Uri Ariel, the current housing minister, proposes that Palestinians would have to wait five years to apply for citizenship, as if they were immigrants in their own country. To qualify, they'd have to show knowledge of Hebrew and swear allegiance to Israel. The single state would change its electoral system, designing voting districts to reduce Palestinian political power. (You also can't fault him for failing to learn from American democracy.) Likud Knesset Member Tzipi Hotovely, another one-stater, counts on a million Jewish immigrants arriving in order to maintain the Jewish majority. It doesn't occur to her that Western Jews might not be attracted to a country riven by internal struggle between a dominant ethnic group and a disempowered one. She, like the others, leaves Gaza out of the picture, as if the Israeli-Palestinian conflict can end with no change in the besieged coastal enclave.

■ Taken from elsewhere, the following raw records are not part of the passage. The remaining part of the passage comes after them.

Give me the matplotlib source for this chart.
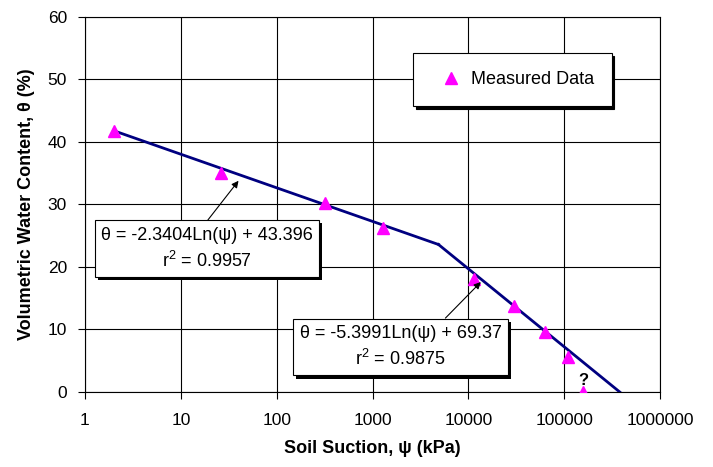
import matplotlib
matplotlib.use('Agg')
import matplotlib.pyplot as plt
import matplotlib.patheffects as pe

plt.rcParams['font.family'] = ['Liberation Sans', 'DejaVu Sans']
plt.rcParams['mathtext.fontset'] = 'custom'
plt.rcParams['mathtext.rm'] = 'Liberation Sans'
plt.rcParams['mathtext.it'] = 'Liberation Sans:italic'

# measured points
suction = [2, 26.5, 322, 1300, 11500, 30000, 63000, 110000, 158000]
theta = [41.8, 35.0, 30.2, 26.3, 18.0, 13.8, 9.6, 5.6, 0.0]

# fitted lines (end points)
fit1_psi = [2, 4880]
fit1_theta = [41.8, 23.6]
fit2_psi = [4880, 380000]
fit2_theta = [23.6, 0.0]

x_ticks = [1, 10, 100, 1000, 10000, 100000, 1000000]
x_labels = ['1', '10', '100', '1000', '10000', '100000', '1000000']
y_ticks = [0, 10, 20, 30, 40, 50, 60]

fig = plt.figure(figsize=(7.13, 4.67), dpi=100)
ax = fig.add_axes([0.1192, 0.1606, 0.8065, 0.803])

ax.plot(fit1_psi, fit1_theta, color='#000080', lw=2, zorder=3)
ax.plot(fit2_psi, fit2_theta, color='#000080', lw=2, zorder=3)
ax.plot(suction, theta, ls='none', marker='^', ms=9, color='#ff00ff',
        mec='#ff00ff', zorder=4, label='Measured Data')

ax.set_xscale('log')
ax.set_xlim(1, 1000000)
ax.set_ylim(0, 60)
ax.set_xticks(x_ticks)
ax.set_xticklabels(x_labels)
ax.set_yticks(y_ticks)
ax.minorticks_off()
ax.tick_params(axis='both', direction='out', length=5, labelsize=12.5,
               colors='black')
ax.tick_params(axis='x', pad=10)
ax.tick_params(axis='y', pad=8)
ax.grid(True, color='black', lw=0.8)
ax.set_axisbelow(True)
for s in ax.spines.values():
  s.set_linewidth(0.8)

ax.set_xlabel('Soil Suction, ψ (kPa)', fontsize=13, fontweight='bold',
              labelpad=9)
ax.set_ylabel('Volumetric Water Content, θ (%)', fontsize=13,
              fontweight='bold', labelpad=9)

shadow = [pe.SimplePatchShadow(offset=(2.2, -2.2), shadow_rgbFace='black',
                               alpha=1), pe.Normal()]
box = dict(boxstyle='square,pad=0.35', fc='white', ec='black', lw=0.8)

t1 = ax.annotate('θ = -2.3404Ln(ψ) + 43.396\nr$^{2}$ = 0.9957', xy=(40, 33.8),
                 xytext=(18.7, 22.9), ha='center', va='center', fontsize=13,
                 multialignment='center', linespacing=1.45,
                 bbox=box, zorder=6,
                 arrowprops=dict(arrowstyle='-|>', color='black', lw=0.8,
                                 relpos=(0.48, 1.0), shrinkA=0, shrinkB=0,
                                 mutation_scale=10))
t2 = ax.annotate('θ = -5.3991Ln(ψ) + 69.37\nr$^{2}$ = 0.9875', xy=(13500, 17.6),
                 xytext=(10 ** ((401 - 85) / 96), 7.2), ha='center',
                 va='center', fontsize=13, multialignment='center',
                 linespacing=1.45, bbox=box, zorder=6,
                 arrowprops=dict(arrowstyle='-|>', color='black', lw=0.8,
                                 relpos=(0.69, 1.0), shrinkA=0, shrinkB=0,
                                 mutation_scale=10))
for t in (t1, t2):
  t.get_bbox_patch().set_path_effects(shadow)

ax.text(158000, 0.6, '?', ha='center', va='bottom', fontsize=12,
        fontweight='bold', zorder=5)

leg = ax.legend(loc='upper left', bbox_to_anchor=(0.570, 0.904),
                borderaxespad=0, fontsize=13, numpoints=1, fancybox=False,
                framealpha=1, edgecolor='black', borderpad=1.0,
                handlelength=2.2, handletextpad=0.0,
                shadow={'color': 'black', 'alpha': 1})
leg.get_frame().set_linewidth(0.8)

fig.savefig('out.png', dpi=100)
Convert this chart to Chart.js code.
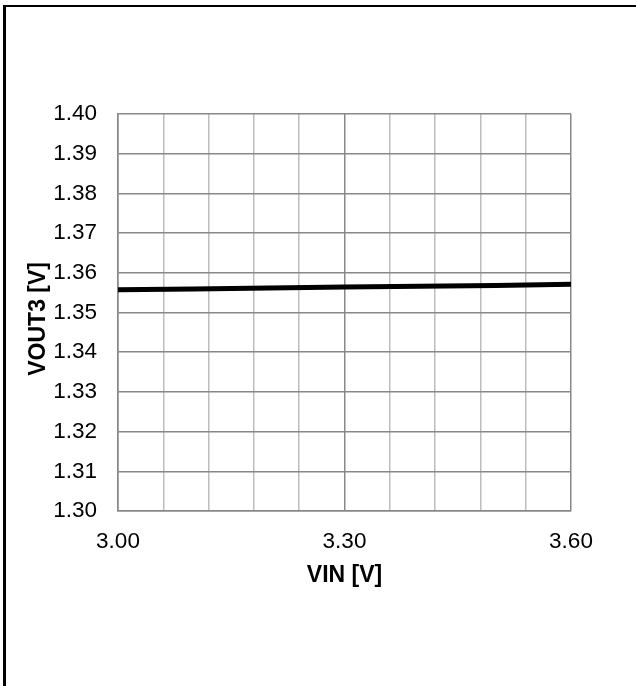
<!DOCTYPE html>
<html>
<head>
<meta charset="utf-8">
<script src="https://cdn.jsdelivr.net/npm/chart.js@4.4.1/dist/chart.umd.min.js"></script>
<style>
  html, body { margin: 0; padding: 0; background: #fff; }
  #wrap { position: relative; width: 636px; height: 686px; overflow: hidden; }
  #frame {
    position: absolute; left: 3px; top: 5px; right: -10px; bottom: -10px;
    border-left: 3px solid #000; border-top: 2px solid #000;
    pointer-events: none;
  }
</style>
</head>
<body>
<div id="wrap">
  <canvas id="grafico" width="636" height="686"></canvas>
  <div id="frame"></div>
</div>
<script>
// Dados
const vin = [3.00, 3.10, 3.20, 3.30, 3.40, 3.50, 3.60];
const vout3 = [1.3557, 1.3559, 1.3562, 1.3564, 1.3566, 1.3568, 1.3571];

// Linhas de grade e rótulos dos eixos
const xGrade = [3.00, 3.06, 3.12, 3.18, 3.24, 3.30, 3.36, 3.42, 3.48, 3.54, 3.60];
const xRotulos = ['3.00', '3.30', '3.60'];
const yGrade = [1.30, 1.31, 1.32, 1.33, 1.34, 1.35, 1.36, 1.37, 1.38, 1.39, 1.40];

const fonte = 'Liberation Sans, Arial, sans-serif';
const cinzaEscuro = '#888888';
const cinzaClaro = '#bdbdbd';

function temRotulo(v) {
  return xRotulos.some(r => Math.abs(parseFloat(r) - v) < 1e-6);
}

const ctx = document.getElementById('grafico');

new Chart(ctx, {
  type: 'line',
  data: {
    datasets: [{
      label: 'VOUT3',
      data: vin.map((x, i) => ({ x: x, y: vout3[i] })),
      borderColor: '#000',
      borderWidth: 5,
      pointRadius: 0,
      fill: false,
      tension: 0
    }]
  },
  options: {
    responsive: false,
    animation: false,
    devicePixelRatio: 1,
    layout: { padding: { left: 0, right: 65, top: 114, bottom: 97 } },
    plugins: {
      legend: { display: false },
      tooltip: { enabled: false }
    },
    scales: {
      x: {
        type: 'linear',
        min: 3.00,
        max: 3.60,
        afterBuildTicks: function(scale) {
          scale.ticks = xGrade.map(v => ({ value: v }));
        },
        afterFit: function(scale) { scale.height = 78; },
        ticks: {
          autoSkip: false,
          maxRotation: 0,
          padding: 17,
          color: '#000',
          font: { family: fonte, size: 22.5 },
          callback: function(value) {
            return temRotulo(value) ? value.toFixed(2) : '';
          }
        },
        grid: {
          drawTicks: false,
          lineWidth: 1.5,
          color: function(c) {
            return c.tick && temRotulo(c.tick.value) ? cinzaEscuro : cinzaClaro;
          }
        },
        border: { color: cinzaEscuro, width: 1.5 },
        title: {
          display: true,
          text: 'VIN [V]',
          color: '#000',
          padding: 0,
          font: { family: fonte, size: 23, weight: 'bold' }
        }
      },
      y: {
        type: 'linear',
        min: 1.30,
        max: 1.40,
        afterBuildTicks: function(scale) {
          scale.ticks = yGrade.map(v => ({ value: v }));
        },
        afterFit: function(scale) { scale.width = 118; },
        ticks: {
          autoSkip: false,
          padding: 21,
          color: '#000',
          font: { family: fonte, size: 22.5 },
          callback: function(value) { return value.toFixed(2); }
        },
        grid: {
          drawTicks: false,
          lineWidth: 1.5,
          color: cinzaEscuro
        },
        border: { color: cinzaEscuro, width: 1.5 },
        title: {
          display: true,
          text: 'VOUT3 [V]  ',
          color: '#000',
          padding: { top: 25, bottom: 0 },
          font: { family: fonte, size: 23, weight: 'bold' }
        }
      }
    }
  }
});
</script>
</body>
</html>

What Rivlin and the rest share is professed confidence that a single state from river to sea can be both democratic and Jewish, with a large Palestinian population that is denied national rights. I'll give Rivlin the benefit of the doubt and assume he is fooling himself rather than trying to fool everyone else; I can't say the same of the others. They do share a certain brazenness with those Palestinian one-staters who hope that with a narrow Palestinian majority, they can have a Palestinian state.
In reality, neither group is giving up its national aspirations, and creating a single state would mean continuing the conflict under new conditions. To the extent that President Rivlin becomes a symbol of the potential for a one-state solution, he will be the friendly, good-humored symbol of a dangerous illusion.